To me, the most interesting opinion was, as is frequently the case, Justice Scalia’s. Scalia is a proponent of "originalism" in construing constitutional text, so he provides a history lesson about referenda and voting in America. He starts from the proposition that a referendum process devoted to enacting or repealing bills is actually a form of legislating, and when individuals sign petitions to put such referenda on the ballot, they are really acting as legislators, not just voters. In that case, the Constitution tips heavily towards disclosure, since there is no tradition of conducting legislative activities in secret. Indeed, as he points out, the Constitution requires each house of Congress to publish a journal of its proceedings, recording and reporting the votes of their members on questions before the house.
Scalia also points out that from the time the First Amendment became part of the Constitution in 1791 until well into the 19th century, there was no established practice of anonymous voting in the United States. Paper ballots came into use gradually through the 19th century, voting machines later still, and the custom in many parts of the country in the early years was for voters to come to the polls and announce their votes out loud. That being the case, if one accepts the proposition that the Constitution’s text should be construed to mean what the generation that adopted it would have thought it meant, it would be hard to find any sort of right to anonymous voting or legislating in the First Amendment.
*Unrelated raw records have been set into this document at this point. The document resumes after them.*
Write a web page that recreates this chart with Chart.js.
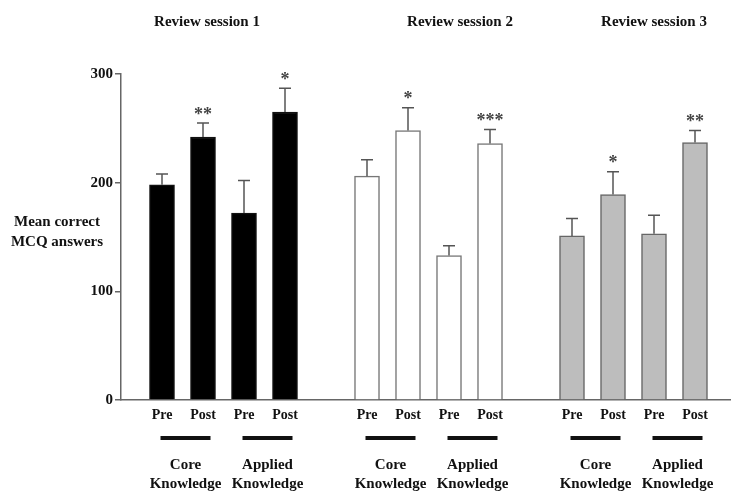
<!DOCTYPE html>
<html>
<head>
<meta charset="utf-8">
<script src="https://cdn.jsdelivr.net/npm/chart.js"></script>
<style>
  body{margin:0;background:#fff}
  #wrap{width:731px;height:491px}
</style>
</head>
<body>
<div id="wrap"><canvas id="c" width="731" height="491"></canvas></div>
<script>
// data
const sessions = ['Review session 1','Review session 2','Review session 3'];
const conditions = ['Pre','Post','Pre','Post'];
const groups = [['Core','Knowledge'],['Applied','Knowledge']];
const s1Mean = [198, 242, 172, 265];
const s1Sem  = [10, 13, 30, 22];
const s2Mean = [206, 248, 133, 236];
const s2Sem  = [15, 21, 9, 13];
const s3Mean = [151, 189, 153, 237];
const s3Sem  = [16, 21, 17, 11];
const s1Stars = ['', '**', '', '*'];
const s2Stars = ['', '*', '', '***'];
const s3Stars = ['', '*', '', '**'];
const yTicks = [0, 100, 200, 300];

const means = [s1Mean, s2Mean, s3Mean];
const sems = [s1Sem, s2Sem, s3Sem];
const stars = [s1Stars, s2Stars, s3Stars];
const fills = ['#000000', '#ffffff', '#bdbdbd'];
const borders = ['#111111', '#777777', '#666666'];
const serif = '"Liberation Serif", "DejaVu Serif", serif';

// slot position on x: one empty slot before each session
const pos = (g, i) => g*5 + i + 1;

const datasets = sessions.map((s, g) => ({
  label: s,
  data: means[g].map((v, i) => ({x: pos(g, i), y: v})),
  backgroundColor: fills[g],
  borderColor: borders[g],
  borderWidth: 1.5,
  borderSkipped: 'bottom',
  barThickness: 25,
  grouped: false,
  sem: sems[g],
  stars: stars[g]
}));

const annot = {
  id: 'annot',
  afterDatasetsDraw(chart){
    const ctx = chart.ctx, y = chart.scales.y;
    ctx.save();
    // error bars + significance stars
    chart.data.datasets.forEach((ds, g) => {
      chart.getDatasetMeta(g).data.forEach((bar, i) => {
        const top = y.getPixelForValue(ds.data[i].y + ds.sem[i]);
        ctx.strokeStyle = '#555'; ctx.lineWidth = 1.5;
        ctx.beginPath();
        ctx.moveTo(bar.x, bar.y); ctx.lineTo(bar.x, top);
        ctx.moveTo(bar.x - 6, top); ctx.lineTo(bar.x + 6, top);
        ctx.stroke();
        if (ds.stars[i]) {
          ctx.fillStyle = '#444'; ctx.font = 'bold 18px ' + serif;
          ctx.textAlign = 'center'; ctx.textBaseline = 'middle';
          ctx.fillText(ds.stars[i], bar.x, top - 8);
        }
      });
    });
    ctx.restore();
  },
  afterDraw(chart){
    const ctx = chart.ctx, x = chart.scales.x;
    ctx.save();
    ctx.fillStyle = '#111'; ctx.textAlign = 'center'; ctx.textBaseline = 'middle';
    // session titles
    ctx.font = 'bold 15px ' + serif;
    [207, 460, 654].forEach((cx, g) => ctx.fillText(sessions[g], cx, 22));
    // y label
    ctx.fillText('Mean correct', 57, 222);
    ctx.fillText('MCQ answers', 57, 242);
    sessions.forEach((s, g) => {
      ctx.font = 'bold 14px ' + serif;
      conditions.forEach((c, i) => ctx.fillText(c, x.getPixelForValue(pos(g, i)), 415));
      groups.forEach((lab, k) => {
        const cx = (x.getPixelForValue(pos(g, k*2)) + x.getPixelForValue(pos(g, k*2+1))) / 2 + 3;
        ctx.fillRect(cx - 25, 436, 50, 4);
        ctx.font = 'bold 15px ' + serif;
        ctx.fillText(lab[0], cx, 465);
        ctx.fillText(lab[1], cx, 484);
      });
    });
    ctx.restore();
  }
};

new Chart(document.getElementById('c'), {
  type: 'bar',
  data: {datasets},
  options: {
    responsive: false,
    animation: false,
    layout: {padding: {top: 74, left: 0, right: 0, bottom: 0}},
    plugins: {legend: {display: false}, tooltip: {enabled: false}},
    scales: {
      x: {
        type: 'linear', min: 0, max: 610/41, offset: false,
        grid: {display: false},
        border: {display: true, color: '#666', width: 1.5},
        ticks: {display: false},
        afterFit: s => { s.height = 91; }
      },
      y: {
        min: 0, max: 300,
        afterBuildTicks: s => { s.ticks = yTicks.map(v => ({value: v})); },
        grid: {drawOnChartArea: false, drawTicks: true, tickLength: 6, color: '#666', lineWidth: 1.5},
        border: {display: true, color: '#666', width: 1.5},
        ticks: {color: '#111', padding: 2, font: {family: serif, size: 15, weight: 'bold'}},
        afterFit: s => { s.width = 121; }
      }
    }
  },
  plugins: [annot]
});
</script>
</body>
</html>
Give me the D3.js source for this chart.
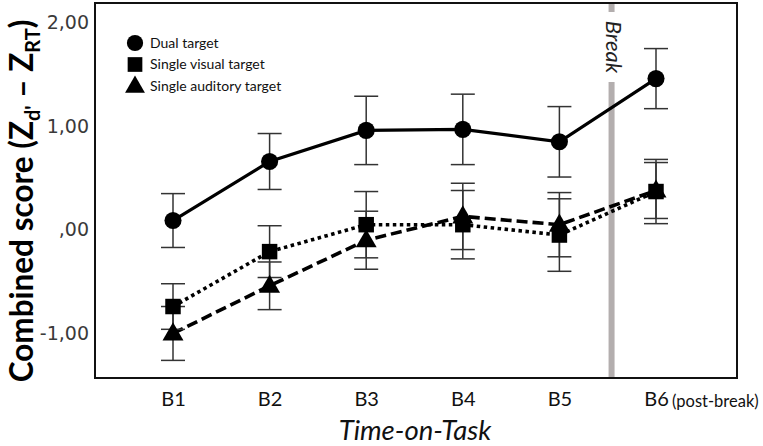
<!DOCTYPE html>
<html><head><meta charset="utf-8">
<script src="https://cdn.jsdelivr.net/npm/d3@7"></script>
<style>body{margin:0;background:#fff}svg{display:block}</style>
</head><body>
<svg id="chart" width="763" height="446"></svg>
<script>
const categories = ["B1","B2","B3","B4","B5","B6"];
const dualValues = [0.08, 0.65, 0.95, 0.96, 0.84, 1.45];
const dualErrors = [0.26, 0.27, 0.33, 0.34, 0.34, 0.29];
const visualValues = [-0.75, -0.22, 0.04, 0.04, -0.06, 0.36];
const visualErrors = [0.22, 0.25, 0.32, 0.33, 0.35, 0.31];
const auditoryValues = [-1.01, -0.55, -0.11, 0.12, 0.04, 0.37];
const auditoryErrors = [0.26, 0.23, 0.28, 0.32, 0.31, 0.27];
const yTicks = [-1, 0, 1, 2];
const yTickLabels = ["-1,00", ",00", "1,00", "2,00"];
const legendLabels = ["Dual target", "Single visual target", "Single auditory target"];
const breakIndex = 4.54;

(function(){
const svg = d3.select("#chart");
const pL = 95, pR = 737, pT = 3, pB = 378;
const x = d3.scaleLinear().domain([0, 5]).range([173, 656]);
const y = d3.scaleLinear().domain([-1.44, 2.18]).range([pB, pT]);
const font = "Lato, 'Open Sans', sans-serif";

// frame
svg.append("rect").attr("x", pL).attr("y", pT).attr("width", pR-pL).attr("height", pB-pT)
  .attr("fill", "none").attr("stroke", "#111").attr("stroke-width", 2);

// break line
const bx = x(breakIndex);
svg.append("line").attr("x1", bx).attr("x2", bx).attr("y1", pT+1).attr("y2", 12)
  .attr("stroke", "#b3aeae").attr("stroke-width", 6);
svg.append("line").attr("x1", bx).attr("x2", bx).attr("y1", 82).attr("y2", pB-1)
  .attr("stroke", "#b3aeae").attr("stroke-width", 6);
svg.append("text").attr("transform", `translate(${bx-6},47) rotate(90)`)
  .attr("text-anchor", "middle").attr("font-family", font)
  .attr("font-style", "italic").attr("font-size", 22).attr("fill", "#222").text("Break");

// y axis labels
const yAxis = d3.axisLeft(y).tickValues(yTicks).tickSize(0).tickPadding(0)
  .tickFormat((d,i) => yTickLabels[i]);
const gy = svg.append("g").attr("transform", `translate(89,0)`).call(yAxis);
gy.select(".domain").remove();
gy.selectAll("text").attr("font-family", "'DejaVu Sans', sans-serif").attr("font-size", 19)
  .attr("fill", "#3a3a3a").attr("dy", "0.36em");

// x axis labels
const xAxis = d3.axisBottom(x).tickValues(d3.range(6)).tickSize(0).tickPadding(0)
  .tickFormat(i => categories[i]);
const gx = svg.append("g").attr("transform", `translate(0,392)`).call(xAxis);
gx.select(".domain").remove();
gx.selectAll("text").attr("font-family", font).attr("font-size", 20)
  .attr("fill", "#111").attr("dy", "0.72em");
svg.append("text").attr("x", x(5)+16).attr("y", 407).attr("font-family", font)
  .attr("font-size", 16.5).attr("fill", "#111").text("(post-break)");

// axis titles
svg.append("text").attr("x", 415).attr("y", 440).attr("text-anchor", "middle")
  .attr("font-family", font).attr("font-style", "italic")
  .attr("font-size", 27.5).attr("fill", "#111").text("Time-on-Task");

const yt = svg.append("text").attr("transform", "translate(33,201) rotate(-90)")
  .attr("text-anchor", "middle").attr("font-family", font)
  .attr("font-weight", "bold").attr("font-size", 31.5).attr("fill", "#000");
yt.append("tspan").text("Combined score (Z");
yt.append("tspan").attr("font-size", 20).attr("dy", 7).text("d'");
yt.append("tspan").attr("dy", -7).text(" \u2013 Z");
yt.append("tspan").attr("font-size", 20).attr("dy", 7).text("RT");
yt.append("tspan").attr("dy", -7).text(")");

const series = [
  {name: legendLabels[0], values: dualValues, errors: dualErrors, dash: null, shape: d3.symbolCircle, size: 230},
  {name: legendLabels[1], values: visualValues, errors: visualErrors, dash: "3.5,3.5", shape: d3.symbolSquare, size: 240},
  {name: legendLabels[2], values: auditoryValues, errors: auditoryErrors, dash: "11,5", shape: d3.symbolTriangle, size: 190}
];

const line = d3.line().x((d,i) => x(i)).y(d => y(d));
series.forEach(s => {
  svg.append("path").datum(s.values).attr("d", line).attr("fill", "none")
    .attr("stroke", "#000").attr("stroke-width", s.dash ? 3.6 : 3.2)
    .attr("stroke-dasharray", s.dash);
});

// error bars
series.forEach(s => {
  const g = svg.append("g").attr("stroke", "#333").attr("stroke-width", 1.5);
  s.values.forEach((v, i) => {
    const cx = x(i), y1 = y(v + s.errors[i]), y2 = y(v - s.errors[i]);
    g.append("line").attr("x1", cx).attr("x2", cx).attr("y1", y1).attr("y2", y2);
    g.append("line").attr("x1", cx-12).attr("x2", cx+12).attr("y1", y1).attr("y2", y1);
    g.append("line").attr("x1", cx-12).attr("x2", cx+12).attr("y1", y2).attr("y2", y2);
  });
});

// markers
series.forEach(s => {
  svg.append("g").selectAll("path").data(s.values).join("path")
    .attr("d", d3.symbol().type(s.shape).size(s.size))
    .attr("transform", (d,i) => `translate(${x(i)},${y(d) + (s.shape === d3.symbolTriangle ? 1 : 0)})`)
    .attr("fill", "#000");
});

// legend
series.forEach((s, i) => {
  const ly = 43 + i*21.5;
  svg.append("path").attr("d", d3.symbol().type(s.shape).size(s.size*0.9))
    .attr("transform", `translate(135,${ly + (s.shape === d3.symbolTriangle ? 1 : 0)})`).attr("fill", "#000");
  svg.append("text").attr("x", 150).attr("y", ly).attr("dy", "0.35em")
    .attr("font-family", font).attr("font-size", 14).attr("fill", "#111")
    .text(s.name);
});
})();
</script>
</body></html>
"There are laws against threats and intimidation; and harsh criticism, short of unlawful action, is a price our people have traditionally been willing to pay for self governance," wrote Scalia. "Requiring people to stand up in public for their political acts fosters civic courage, without which democracy is doomed. For my part, I do not look forward to a society which, thanks to the Supreme Court, campaigns anonymously and even exercises the direct democracy of initiative and referendum hidden from public scrutiny and protected from the accountability of criticism. This does not resemble the Home of the Brave."